Any recovery in the dollar may mostly emerge against the low-yielders for now, as rallying oil prices and stabilising sentiment continue to offer good support to the pro-cyclical segment. USD/CAD is currently attempting a break below the key 1.2500 support – the loonie is looking a very attractive currency at the moment despite the worsening domestic outlook due to lockdowns in Canada.

EUR: A break above 1.1500 is not our base case
EUR/USD extended its run after breaking above the top of its December-January range, and is now eyeing 1.1500. Still, another leg higher in the pair is not our base case, as along with our view for the dollar to recover, the euro seems to be lacking a clear bullish driver at the moment.

The data calendar in the eurozone does not include market-moving releases. After having heard from two ECB hawks this week (Schnabel and Nagel), markets will weigh the remarks of the more neutral Luis de Guindos today.

GBP: Potential Johnson resignation may not bother the pound
The pound only marginally lagged other G10 currencies yesterday as UK Prime Minister Boris Johnson started to face calls for his resignation from within the Conservative party following an admission before Parliament that he attended a party when gatherings were not allowed in England.

Most Tory MPs still appear determined to wait for the results of a formal investigation before taking any action: a vote of confidence on the Prime Minister would require the support of 54 Tories.
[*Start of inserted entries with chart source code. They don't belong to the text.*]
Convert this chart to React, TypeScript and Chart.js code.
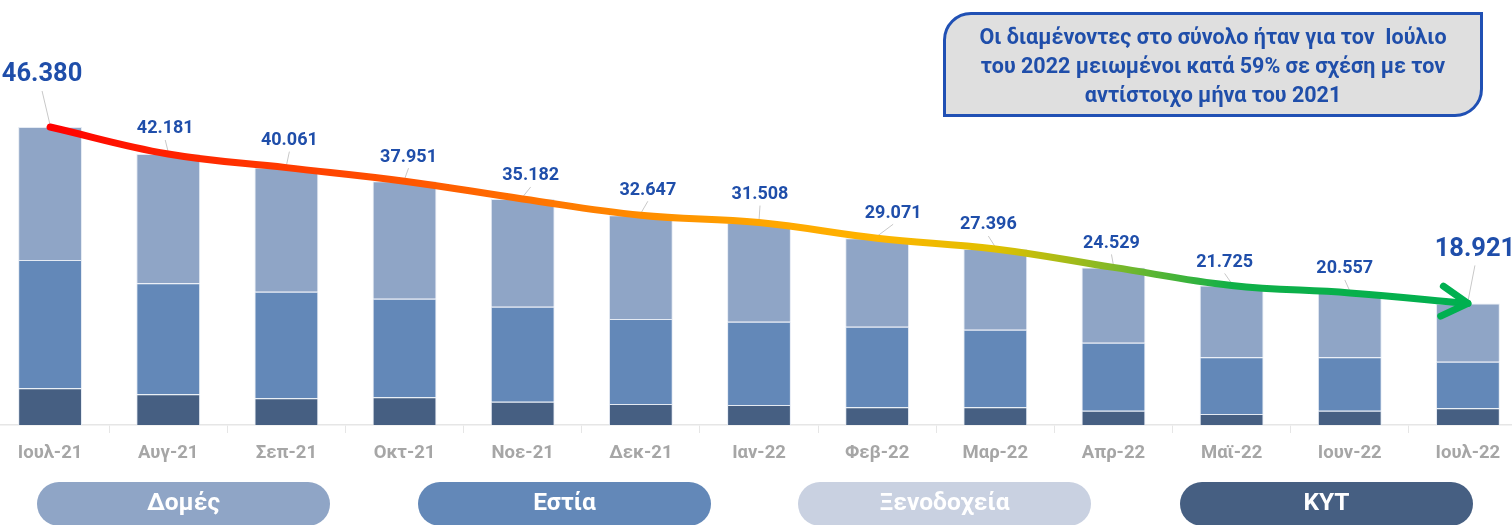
import React, { useEffect, useRef } from "react";
import { Chart, registerables } from "chart.js";

Chart.register(...registerables);

const months = ["Ιουλ-21", "Αυγ-21", "Σεπ-21", "Οκτ-21", "Νοε-21", "Δεκ-21", "Ιαν-22", "Φεβ-22", "Μαρ-22", "Απρ-22", "Μαϊ-22", "Ιουν-22", "Ιουλ-22"];
const totals = [46380, 42181, 40061, 37951, 35182, 32647, 31508, 29071, 27396, 24529, 21725, 20557, 18921];
const kyt = [5710, 4780, 4160, 4310, 3630, 3270, 3110, 2760, 2750, 2230, 1710, 2230, 2600];
const estia = [19970, 17270, 16590, 15350, 14780, 13230, 12970, 12540, 12080, 10580, 8830, 8310, 7250];
const xenodoxeia = [0, 0, 0, 0, 0, 0, 0, 0, 0, 0, 0, 0, 0];
const domes = [20700, 20131, 19311, 18291, 16772, 16147, 15428, 13771, 12566, 11719, 11185, 10017, 9071];

const legendNames = ["Δομές", "Εστία", "Ξενοδοχεία", "ΚΥΤ"];
const noteLines = [
  "Οι διαμένοντες στο σύνολο ήταν για τον  Ιούλιο",
  "του 2022 μειωμένοι κατά 59% σε σχέση με τον",
  "αντίστοιχο μήνα του 2021",
];

// styling / layout (not data)
const COLORS = { domes: "#8FA5C6", estia: "#6388B8", xen: "#C9D1E1", kyt: "#465F82" };
const legendColors = [COLORS.domes, COLORS.estia, COLORS.xen, COLORS.kyt];
const legendLefts = [37, 418, 798, 1180];
const labelOffsets: [number, number][] = [
  [-8, -52], [-3, -25], [3, -27], [4, -24], [8, -23], [7, -25], [1, -28],
  [16, -25], [-7, -24], [-2, -24], [-7, -23], [-5, -24], [7, -54],
];
const gradientStops: [number, string][] = [
  [0, "#FF0000"], [1 / 12, "#FF2200"], [3 / 12, "#FF5500"], [5 / 12, "#FF8C00"],
  [6 / 12, "#FFA500"], [7 / 12, "#FFB400"], [8 / 12, "#E0C000"], [9 / 12, "#80B828"],
  [10 / 12, "#10B048"], [1, "#00B050"],
];

const FONT = "Roboto, 'Noto Sans', sans-serif";
const LABEL_COLOR = "#1F4EAA";

function fmt(v: number): string {
  const th = Math.floor(v / 1000);
  const rest = String(v % 1000).padStart(3, "0");
  return th > 0 ? `${th}.${rest}` : String(v);
}

const overlayPlugin = {
  id: "overlay",
  beforeDatasetDraw(chart: any, args: any) {
    if (args.index !== 4) return;
    const ctx = chart.ctx;
    const pts = chart.getDatasetMeta(4).data;
    ctx.save();
    ctx.strokeStyle = "#C8C8C8";
    ctx.lineWidth = 1;
    pts.forEach((p: any, i: number) => {
      const big = i === 0 || i === pts.length - 1;
      const [dx, dy] = labelOffsets[i];
      const lx = p.x + dx;
      const ly = p.y + dy + (big ? 16 : 11);
      ctx.beginPath();
      ctx.moveTo(lx, ly);
      ctx.lineTo(p.x, p.y - 2);
      ctx.stroke();
    });
    ctx.restore();
  },
  afterDatasetsDraw(chart: any) {
    const ctx = chart.ctx;
    const pts = chart.getDatasetMeta(4).data;
    const last = pts[pts.length - 1];
    const prev = pts[pts.length - 2];
    const cx = last.cp1x !== undefined ? last.cp1x : prev.x;
    const cy = last.cp1y !== undefined ? last.cp1y : prev.y;
    const ang = Math.atan2(last.y - cy, last.x - cx);
    ctx.save();
    ctx.strokeStyle = "#00B050";
    ctx.lineWidth = 7;
    ctx.lineCap = "round";
    ctx.lineJoin = "round";
    const len = 30;
    const spread = (30 * Math.PI) / 180;
    ctx.beginPath();
    ctx.moveTo(last.x - len * Math.cos(ang - spread), last.y - len * Math.sin(ang - spread));
    ctx.lineTo(last.x, last.y);
    ctx.lineTo(last.x - len * Math.cos(ang + spread), last.y - len * Math.sin(ang + spread));
    ctx.stroke();
    ctx.restore();

    ctx.save();
    ctx.fillStyle = LABEL_COLOR;
    ctx.textAlign = "center";
    ctx.textBaseline = "middle";
    pts.forEach((p: any, i: number) => {
      const big = i === 0 || i === pts.length - 1;
      const [dx, dy] = labelOffsets[i];
      ctx.font = `bold ${big ? 25.5 : 18}px ${FONT}`;
      ctx.fillText(fmt(totals[i]), p.x + dx, p.y + dy);
    });
    ctx.restore();
  },
};

function ChartView() {
  const ref = useRef<HTMLCanvasElement | null>(null);
  useEffect(() => {
    if (!ref.current) return;
    const barCommon = {
      type: "bar" as const,
      borderColor: "rgba(225,232,242,0.9)",
      borderWidth: 1,
      barPercentage: 0.54,
      categoryPercentage: 1,
      order: 1,
      stack: "s",
    };
    const chart = new Chart(ref.current, {
      type: "bar",
      data: {
        labels: months,
        datasets: [
          { ...barCommon, label: "ΚΥΤ", data: kyt, backgroundColor: COLORS.kyt },
          { ...barCommon, label: "Εστία", data: estia, backgroundColor: COLORS.estia },
          { ...barCommon, label: "Ξενοδοχεία", data: xenodoxeia, backgroundColor: COLORS.xen },
          { ...barCommon, label: "Δομές", data: domes, backgroundColor: COLORS.domes },
          {
            type: "line" as const,
            label: "Σύνολο",
            data: totals,
            order: 0,
            stack: "total",
            borderWidth: 7,
            tension: 0.4,
            pointRadius: 0,
            clip: false as any,
            borderCapStyle: "round",
            borderColor: (c: any) => {
              const ch = c.chart;
              if (!ch.chartArea || !ch.scales.x) return "#FF0000";
              const x0 = ch.scales.x.getPixelForValue(0);
              const x1 = ch.scales.x.getPixelForValue(months.length - 1);
              const g = ch.ctx.createLinearGradient(x0, 0, x1, 0);
              gradientStops.forEach(([o, col]) => g.addColorStop(o, col));
              return g;
            },
          } as any,
        ],
      },
      options: {
        responsive: false,
        animation: false,
        layout: { padding: { top: 39.5, bottom: 60, left: 0, right: 0 } },
        plugins: { legend: { display: false }, tooltip: { enabled: false } },
        scales: {
          x: {
            stacked: true,
            offset: true,
            afterFit: (s: any) => {
              s.height = 40;
            },
            border: { color: "#E6E6E6", width: 1.5 },
            grid: { drawOnChartArea: false, drawTicks: true, tickLength: 8, color: "#E6E6E6", offset: true },
            ticks: {
              autoSkip: false,
              maxRotation: 0,
              padding: 9,
              color: "#A6A6A6",
              font: { family: FONT, size: 18.5, weight: "bold" },
            },
          },
          y: { stacked: true, display: false, min: 0, max: 60000 },
        },
      },
      plugins: [overlayPlugin],
    } as any);
    return () => chart.destroy();
  }, []);
  return (
    <canvas
      ref={ref}
      width={1536}
      height={525}
      style={{ position: "absolute", left: -9, top: 0, width: 1536, height: 525 }}
    />
  );
}

export default function App() {
  return (
    <div
      style={{
        position: "fixed",
        left: 0,
        top: 0,
        width: 1512,
        height: 525,
        overflow: "hidden",
        background: "#FFFFFF",
        fontFamily: FONT,
      }}
    >
      <ChartView />
      <div
        style={{
          position: "absolute",
          left: 943,
          top: 12,
          width: 540,
          height: 105,
          boxSizing: "border-box",
          border: "3px solid #2050B4",
          borderRadius: "28px 0 28px 0",
          background: "#DFDFDF",
          color: LABEL_COLOR,
          fontWeight: 700,
          fontSize: 21.5,
          lineHeight: "29px",
          textAlign: "center",
          paddingTop: 7,
          whiteSpace: "pre",
        }}
      >
        {noteLines.map((l, i) => (
          <div key={i}>{l}</div>
        ))}
      </div>
      {legendNames.map((n, i) => (
        <div
          key={n}
          style={{
            position: "absolute",
            left: legendLefts[i],
            top: 482,
            width: 293,
            height: 44,
            borderRadius: 22,
            background: legendColors[i],
            color: "#FFFFFF",
            fontWeight: 700,
            fontSize: 24.5,
            lineHeight: "40px",
            textAlign: "center",
          }}
        >
          {n}
        </div>
      ))}
    </div>
  );
}
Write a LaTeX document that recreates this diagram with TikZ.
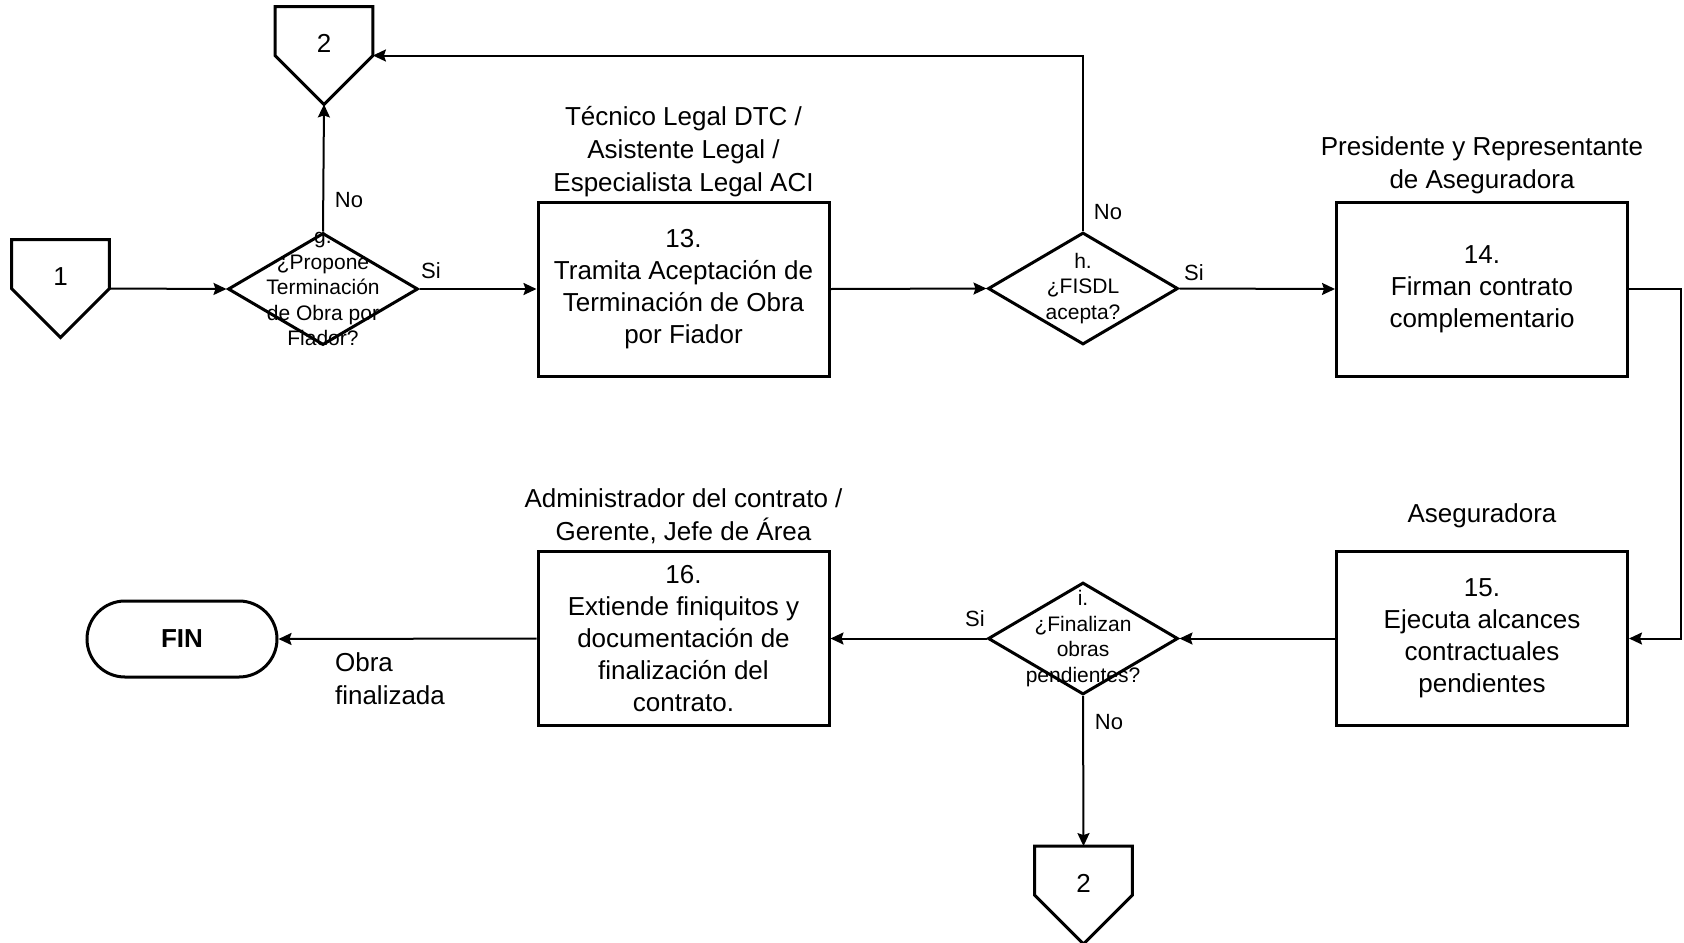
\documentclass[tikz,border=0pt]{standalone}
\usepackage{fontspec}
\setmainfont{Liberation Sans}
\usetikzlibrary{shapes.geometric,arrows.meta}

\tikzset{
  tarea/.style={draw, line width=1.5pt, minimum width=145.5pt, minimum height=87pt,
    inner sep=0pt, align=center, font=\fontsize{13}{16}\selectfont},
  decision/.style={diamond, draw, line width=1.5pt, minimum width=95pt,
    minimum height=56pt, inner sep=0pt},
  dtexto/.style={align=center, font=\fontsize{10.5}{12.75}\selectfont},
  conector/.style={minimum width=48.5pt, minimum height=48.5pt, inner sep=0pt},
  cnum/.style={yshift=6pt, font=\fontsize{13}{15}\selectfont},
  terminal/.style={draw, line width=1.5pt, rounded corners=19pt, minimum width=95pt,
    minimum height=38pt, font=\bfseries\fontsize{13}{16}\selectfont},
  rol/.style={align=center, font=\fontsize{13}{16.5}\selectfont},
  resp/.style={font=\fontsize{11}{13}\selectfont},
  flujo/.style={line width=1pt, -{Stealth[length=6.5pt,width=6pt,inset=1pt]}},
}

\begin{document}
\begin{tikzpicture}[x=0.5pt, y=-0.5pt]
\useasboundingbox (0,0) rectangle (1684,942);

% conectores de pagina
\node[conector, label={[cnum]center:1}] (c1) at (60.5,288.5) {};
\node[conector, label={[cnum]center:2}] (c2a) at (324,55.5) {};
\node[conector, label={[cnum]center:2}] (c2b) at (1083.5,895) {};
\foreach \c in {c1,c2a,c2b} {
    \draw[line width=1.5pt] (\c.north west) -- (\c.north east) -- (\c.east)
        -- (\c.south) -- (\c.west) -- cycle;
}

% decisiones
\node[decision, label={[dtexto]center:{g.\\¿Propone\\Terminación\\de Obra por\\Fiador?}}] (g) at (323,289) {};
\node[decision, label={[dtexto]center:{h.\\¿FISDL\\acepta?}}] (h) at (1083,288.5) {};
\node[decision, label={[dtexto]center:{i.\\¿Finalizan\\obras\\pendientes?}}] (i) at (1083,638.5) {};

% actividades
\node[tarea] (t13) at (683.5,289) {13.\\Tramita Aceptación de\\Terminación de Obra\\por Fiador};
\node[tarea] (t14) at (1482,289) {14.\\Firman contrato\\complementario};
\node[tarea] (t15) at (1482,638.5) {15.\\Ejecuta alcances\\contractuales\\pendientes};
\node[tarea] (t16) at (683.5,638.5) {16.\\Extiende finiquitos y\\documentación de\\finalización del\\contrato.};
\node[terminal] (fin) at (182,639) {FIN};

% responsables
\node[rol] (r13) at (683.5,151.5) {Técnico Legal DTC /\\Asistente Legal /\\Especialista Legal ACI};
\node[rol] (r14) at (1482,165) {Presidente y Representante\\de Aseguradora};
\node[rol] (r15) at (1482,516) {Aseguradora};
\node[rol] (r16) at (683.5,516) {Administrador del contrato /\\Gerente, Jefe de Área};

% respuestas
\node[resp] (gno) at (349,200) {No};
\node[resp] (gsi) at (431,271) {Si};
\node[resp] (hno) at (1108,212) {No};
\node[resp] (hsi) at (1194,273) {Si};
\node[resp] (isi) at (975,619) {Si};
\node[resp] (ino) at (1109,722) {No};
\node[rol, align=left] (obra) at (390,679) {Obra\\finalizada};

% flujo
\draw[flujo] (c1.east) -- (g.west);
\draw[flujo] (g.north) -- (c2a.south);
\draw[flujo] (g.east) -- (t13.west);
\draw[flujo] (t13.east) -- (h.west);
\draw[flujo] (h.north) |- (c2a.east);
\draw[flujo] (h.east) -- (t14.west);
\draw[flujo] (t14.east) -- ++(52,0) |- (t15.east);
\draw[flujo] (t15.west) -- (i.east);
\draw[flujo] (i.west) -- (t16.east);
\draw[flujo] (i.south) -- (c2b.north);
\draw[flujo] (t16.west) -- (fin.east);
\end{tikzpicture}
\end{document}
That said, the chances that Johnson will resign are clearly rising.

The pound is not embedding any political risk at the moment, which would in theory make it vulnerable to the downside if markets start to see the recent developments as a net-negative factor for the currency. We doubt, however, this will be the case, and a new Prime Minister (Chancellor Rishi Sunak appears to be the front runner) may not automatically have any negative implications for the GBP outlook.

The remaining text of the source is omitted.